▸ **WORK TO BE COMPLETED**
Please print exactly the lines below, from the start of the material up to and including the line with "-78, -87, -105, -118, -130, -138, -144.5]", but none of the pictures.

▸ **RAW DATA**
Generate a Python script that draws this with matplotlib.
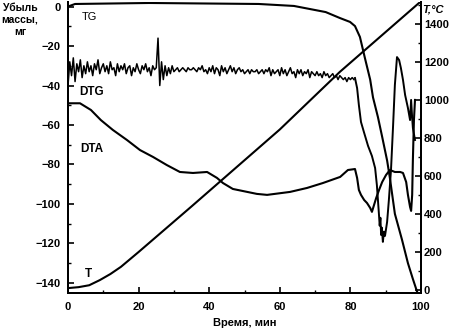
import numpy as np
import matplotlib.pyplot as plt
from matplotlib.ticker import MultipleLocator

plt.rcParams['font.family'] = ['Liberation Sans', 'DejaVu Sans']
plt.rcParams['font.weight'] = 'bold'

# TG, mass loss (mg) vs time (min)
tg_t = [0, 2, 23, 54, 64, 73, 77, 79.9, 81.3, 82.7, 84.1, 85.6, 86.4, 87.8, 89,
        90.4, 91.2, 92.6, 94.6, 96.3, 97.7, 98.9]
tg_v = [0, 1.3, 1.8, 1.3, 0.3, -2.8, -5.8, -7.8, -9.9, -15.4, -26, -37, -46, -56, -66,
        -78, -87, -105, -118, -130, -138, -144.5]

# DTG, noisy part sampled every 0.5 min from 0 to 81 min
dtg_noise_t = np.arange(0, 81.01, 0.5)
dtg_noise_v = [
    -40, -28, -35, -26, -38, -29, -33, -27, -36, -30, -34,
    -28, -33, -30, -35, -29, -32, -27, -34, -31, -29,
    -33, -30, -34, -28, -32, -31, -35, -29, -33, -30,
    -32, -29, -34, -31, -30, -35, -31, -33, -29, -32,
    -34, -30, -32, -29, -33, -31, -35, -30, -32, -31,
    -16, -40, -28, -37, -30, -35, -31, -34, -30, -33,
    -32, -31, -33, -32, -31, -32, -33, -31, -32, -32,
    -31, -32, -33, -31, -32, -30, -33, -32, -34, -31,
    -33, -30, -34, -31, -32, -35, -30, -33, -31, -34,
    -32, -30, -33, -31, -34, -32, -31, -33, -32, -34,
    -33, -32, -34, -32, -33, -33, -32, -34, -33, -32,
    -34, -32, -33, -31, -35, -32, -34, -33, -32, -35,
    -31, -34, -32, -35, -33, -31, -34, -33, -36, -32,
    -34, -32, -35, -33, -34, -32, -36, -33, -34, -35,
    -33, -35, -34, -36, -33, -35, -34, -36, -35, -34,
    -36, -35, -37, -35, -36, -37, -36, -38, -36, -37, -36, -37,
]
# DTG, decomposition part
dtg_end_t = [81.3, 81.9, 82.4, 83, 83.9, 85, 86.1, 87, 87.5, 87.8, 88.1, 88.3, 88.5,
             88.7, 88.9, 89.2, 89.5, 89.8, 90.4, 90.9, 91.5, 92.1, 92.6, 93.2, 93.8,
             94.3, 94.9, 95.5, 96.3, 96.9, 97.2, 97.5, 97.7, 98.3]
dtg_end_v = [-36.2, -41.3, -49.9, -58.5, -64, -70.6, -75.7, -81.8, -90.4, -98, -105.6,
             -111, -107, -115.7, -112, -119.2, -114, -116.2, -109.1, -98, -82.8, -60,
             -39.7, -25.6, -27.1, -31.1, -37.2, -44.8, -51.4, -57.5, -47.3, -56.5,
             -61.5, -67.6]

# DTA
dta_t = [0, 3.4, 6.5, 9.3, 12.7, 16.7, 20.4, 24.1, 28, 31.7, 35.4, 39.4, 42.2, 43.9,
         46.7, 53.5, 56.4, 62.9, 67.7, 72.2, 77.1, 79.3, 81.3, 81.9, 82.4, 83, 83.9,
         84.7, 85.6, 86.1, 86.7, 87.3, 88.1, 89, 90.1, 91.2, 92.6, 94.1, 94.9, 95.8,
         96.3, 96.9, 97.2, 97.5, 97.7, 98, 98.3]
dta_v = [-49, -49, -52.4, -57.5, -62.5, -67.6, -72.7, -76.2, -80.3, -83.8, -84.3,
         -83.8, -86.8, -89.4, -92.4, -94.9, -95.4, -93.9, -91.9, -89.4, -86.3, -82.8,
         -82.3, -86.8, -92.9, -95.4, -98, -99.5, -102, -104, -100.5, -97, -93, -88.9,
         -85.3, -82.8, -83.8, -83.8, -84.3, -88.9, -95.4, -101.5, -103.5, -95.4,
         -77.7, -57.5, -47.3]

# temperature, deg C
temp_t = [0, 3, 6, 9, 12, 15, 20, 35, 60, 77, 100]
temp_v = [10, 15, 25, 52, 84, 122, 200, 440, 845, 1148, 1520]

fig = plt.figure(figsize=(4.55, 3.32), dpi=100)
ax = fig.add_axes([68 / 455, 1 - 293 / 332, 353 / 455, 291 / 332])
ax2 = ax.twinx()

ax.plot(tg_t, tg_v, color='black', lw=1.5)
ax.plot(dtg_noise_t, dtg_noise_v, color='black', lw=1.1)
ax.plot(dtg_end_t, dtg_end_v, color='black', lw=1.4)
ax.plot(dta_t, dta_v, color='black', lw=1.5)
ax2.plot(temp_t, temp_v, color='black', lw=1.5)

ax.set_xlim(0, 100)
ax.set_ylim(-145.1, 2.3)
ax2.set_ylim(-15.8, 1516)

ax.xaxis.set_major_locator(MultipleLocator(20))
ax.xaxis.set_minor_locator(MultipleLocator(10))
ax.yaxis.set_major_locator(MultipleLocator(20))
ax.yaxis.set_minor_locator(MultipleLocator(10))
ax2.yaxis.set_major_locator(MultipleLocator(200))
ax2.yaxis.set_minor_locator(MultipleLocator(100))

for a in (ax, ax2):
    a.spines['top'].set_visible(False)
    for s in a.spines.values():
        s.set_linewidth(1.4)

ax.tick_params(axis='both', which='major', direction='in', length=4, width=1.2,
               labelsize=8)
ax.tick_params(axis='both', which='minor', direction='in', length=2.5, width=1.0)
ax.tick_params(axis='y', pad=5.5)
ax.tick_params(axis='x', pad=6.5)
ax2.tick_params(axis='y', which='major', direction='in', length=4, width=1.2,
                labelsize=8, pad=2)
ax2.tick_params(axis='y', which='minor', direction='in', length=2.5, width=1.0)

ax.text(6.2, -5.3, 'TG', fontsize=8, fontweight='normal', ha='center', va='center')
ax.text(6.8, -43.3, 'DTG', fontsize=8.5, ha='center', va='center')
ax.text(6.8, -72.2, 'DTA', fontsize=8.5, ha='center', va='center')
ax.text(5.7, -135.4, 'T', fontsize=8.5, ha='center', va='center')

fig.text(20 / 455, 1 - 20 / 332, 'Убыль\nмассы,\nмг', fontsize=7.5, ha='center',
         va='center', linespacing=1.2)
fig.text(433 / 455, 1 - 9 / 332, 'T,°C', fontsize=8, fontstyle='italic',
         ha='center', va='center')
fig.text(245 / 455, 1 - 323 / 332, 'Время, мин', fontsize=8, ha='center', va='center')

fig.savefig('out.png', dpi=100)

▸ **TASK RESPONSE**
Generate a Python script that draws this with matplotlib.
import numpy as np
import matplotlib.pyplot as plt
from matplotlib.ticker import MultipleLocator

plt.rcParams['font.family'] = ['Liberation Sans', 'DejaVu Sans']
plt.rcParams['font.weight'] = 'bold'

# TG, mass loss (mg) vs time (min)
tg_t = [0, 2, 23, 54, 64, 73, 77, 79.9, 81.3, 82.7, 84.1, 85.6, 86.4, 87.8, 89,
        90.4, 91.2, 92.6, 94.6, 96.3, 97.7, 98.9]
tg_v = [0, 1.3, 1.8, 1.3, 0.3, -2.8, -5.8, -7.8, -9.9, -15.4, -26, -37, -46, -56, -66,
        -78, -87, -105, -118, -130, -138, -144.5]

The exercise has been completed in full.